*Data segment*.
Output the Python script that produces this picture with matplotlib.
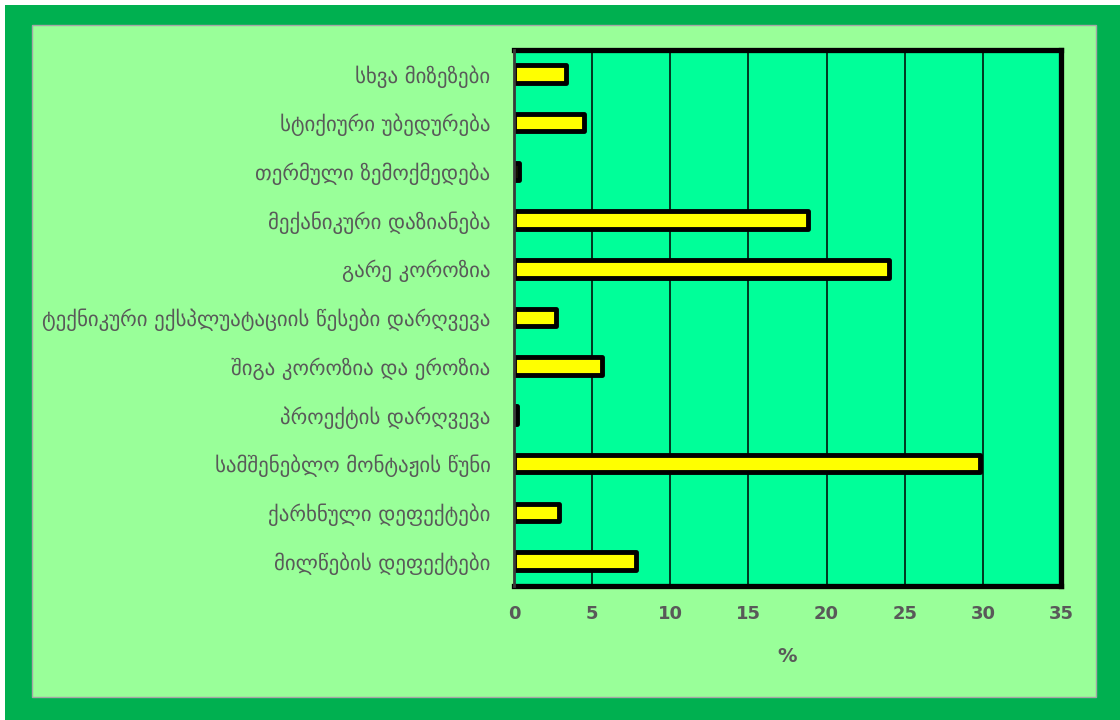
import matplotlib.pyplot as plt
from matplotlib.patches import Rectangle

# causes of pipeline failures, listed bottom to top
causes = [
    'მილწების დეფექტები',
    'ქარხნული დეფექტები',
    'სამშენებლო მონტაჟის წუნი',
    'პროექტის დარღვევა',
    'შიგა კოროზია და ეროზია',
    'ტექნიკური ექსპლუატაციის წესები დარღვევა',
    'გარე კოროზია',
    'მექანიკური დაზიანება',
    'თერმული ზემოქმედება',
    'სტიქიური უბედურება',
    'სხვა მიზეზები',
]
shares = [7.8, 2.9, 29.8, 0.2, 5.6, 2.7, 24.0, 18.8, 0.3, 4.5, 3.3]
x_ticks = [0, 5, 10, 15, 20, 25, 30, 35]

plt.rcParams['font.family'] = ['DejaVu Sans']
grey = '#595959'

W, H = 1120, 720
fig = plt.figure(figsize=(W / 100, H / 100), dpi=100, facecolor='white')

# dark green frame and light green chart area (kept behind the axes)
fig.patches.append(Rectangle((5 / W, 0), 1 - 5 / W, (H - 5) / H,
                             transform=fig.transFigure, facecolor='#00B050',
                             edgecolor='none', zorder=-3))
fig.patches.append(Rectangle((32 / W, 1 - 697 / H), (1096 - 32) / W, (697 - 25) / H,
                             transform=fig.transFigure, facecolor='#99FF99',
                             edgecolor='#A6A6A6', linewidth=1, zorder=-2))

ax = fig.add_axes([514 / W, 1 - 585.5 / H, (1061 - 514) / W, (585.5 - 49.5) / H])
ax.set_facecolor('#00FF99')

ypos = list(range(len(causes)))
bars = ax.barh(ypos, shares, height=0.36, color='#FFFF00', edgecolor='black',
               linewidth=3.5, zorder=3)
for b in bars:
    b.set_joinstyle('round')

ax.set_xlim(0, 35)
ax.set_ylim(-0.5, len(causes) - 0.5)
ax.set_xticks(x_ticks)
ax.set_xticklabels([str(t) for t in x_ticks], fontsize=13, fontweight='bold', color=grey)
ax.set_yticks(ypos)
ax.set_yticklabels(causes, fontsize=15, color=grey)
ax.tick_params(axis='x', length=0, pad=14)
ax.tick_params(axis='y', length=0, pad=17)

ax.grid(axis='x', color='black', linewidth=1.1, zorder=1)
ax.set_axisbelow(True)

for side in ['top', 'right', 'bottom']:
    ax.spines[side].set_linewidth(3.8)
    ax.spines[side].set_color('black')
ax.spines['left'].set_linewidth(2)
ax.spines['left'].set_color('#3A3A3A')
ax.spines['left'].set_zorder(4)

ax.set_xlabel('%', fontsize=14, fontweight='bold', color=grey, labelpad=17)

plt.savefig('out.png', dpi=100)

*Brief*. Every line from the start of the listing above through the line with "from matplotlib.patches import Rectangle" should be repeated exactly; skip the pictures and add nothing else.

*The completed task*.
Output the Python script that produces this picture with matplotlib.
import matplotlib.pyplot as plt
from matplotlib.patches import Rectangle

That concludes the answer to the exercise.